[<prev] [next>] [<thread-prev] [thread-next>] [day] [month] [year] [list]
Message-ID: <bb96e032-4f7d-41bf-a675-81350dca8d0a@paulmck-laptop>
Date: Mon, 11 Nov 2024 17:28:44 -0800
From: "Paul E. McKenney" <paulmck@...nel.org>
To: Neeraj Upadhyay <Neeraj.Upadhyay@....com>
Cc: frederic@...nel.org, rcu@...r.kernel.org, linux-kernel@...r.kernel.org,
kernel-team@...a.com, rostedt@...dmis.org,
kernel test robot <oliver.sang@...el.com>,
Alexei Starovoitov <ast@...nel.org>,
Andrii Nakryiko <andrii@...nel.org>,
Peter Zijlstra <peterz@...radead.org>,
Kent Overstreet <kent.overstreet@...ux.dev>, bpf@...r.kernel.org
Subject: Re: [PATCH rcu 06/12] srcu: Add srcu_read_lock_lite() and
srcu_read_unlock_lite()
On Mon, Nov 11, 2024 at 10:21:58PM +0530, Neeraj Upadhyay wrote:
> On 11/11/2024 8:56 PM, Paul E. McKenney wrote:
> > On Mon, Nov 11, 2024 at 06:24:58PM +0530, Neeraj Upadhyay wrote:
> >>> /*
> >>> - * Returns approximate total of the readers' ->srcu_lock_count[] values
> >>> - * for the rank of per-CPU counters specified by idx.
> >>> + * Computes approximate total of the readers' ->srcu_lock_count[] values
> >>> + * for the rank of per-CPU counters specified by idx, and returns true if
> >>> + * the caller did the proper barrier (gp), and if the count of the locks
> >>> + * matches that of the unlocks passed in.
> >>> */
> >>> -static unsigned long srcu_readers_lock_idx(struct srcu_struct *ssp, int idx)
> >>> +static bool srcu_readers_lock_idx(struct srcu_struct *ssp, int idx, bool gp, unsigned long unlocks)
> >>> {
> >>> int cpu;
> >>> + unsigned long mask = 0;
> >>> unsigned long sum = 0;
> >>>
> >>> for_each_possible_cpu(cpu) {
> >>> struct srcu_data *sdp = per_cpu_ptr(ssp->sda, cpu);
> >>>
> >>> sum += atomic_long_read(&sdp->srcu_lock_count[idx]);
> >>> + if (IS_ENABLED(CONFIG_PROVE_RCU))

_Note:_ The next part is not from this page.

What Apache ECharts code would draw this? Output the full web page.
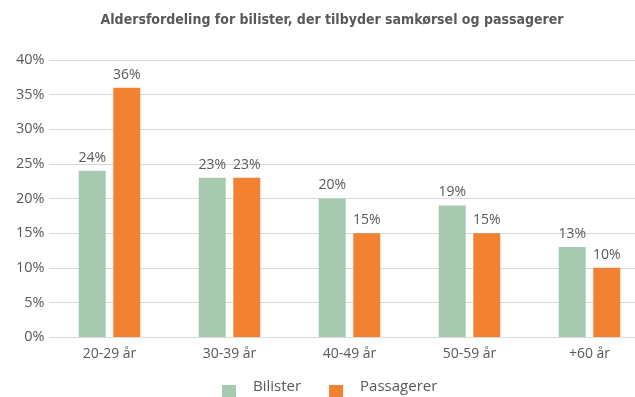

> >>> + mask = mask | READ_ONCE(sdp->srcu_reader_flavor);
> >>> }
> >>> - return sum;
> >>> + WARN_ONCE(IS_ENABLED(CONFIG_PROVE_RCU) && (mask & (mask - 1)),
> >>> + "Mixed reader flavors for srcu_struct at %ps.\n", ssp);
> >>
> >> I am trying to understand the (unlikely) case where synchronize_srcu() is done before any
> >> srcu reader lock/unlock lite call is done. Can new SRCU readers fail to observe the
> >> updates?
> >
> > If a SRCU reader fail to observe the index flip, then isn't it the case
> > that the synchronize_rcu() invoked from srcu_readers_active_idx_check()
> > must wait on it?
>
> Below is the sequence of operations I was thinking of, where at step 4 CPU2
> reads old pointer
>
> ptr = old
>
>
> CPU1 CPU2
>
> 1. Update ptr = new
>
> 2. synchronize_srcu()
>
> <Does not use synchronize_rcu()
> as SRCU_READ_FLAVOR_LITE is not
> set for any sdp as srcu_read_lock_lite()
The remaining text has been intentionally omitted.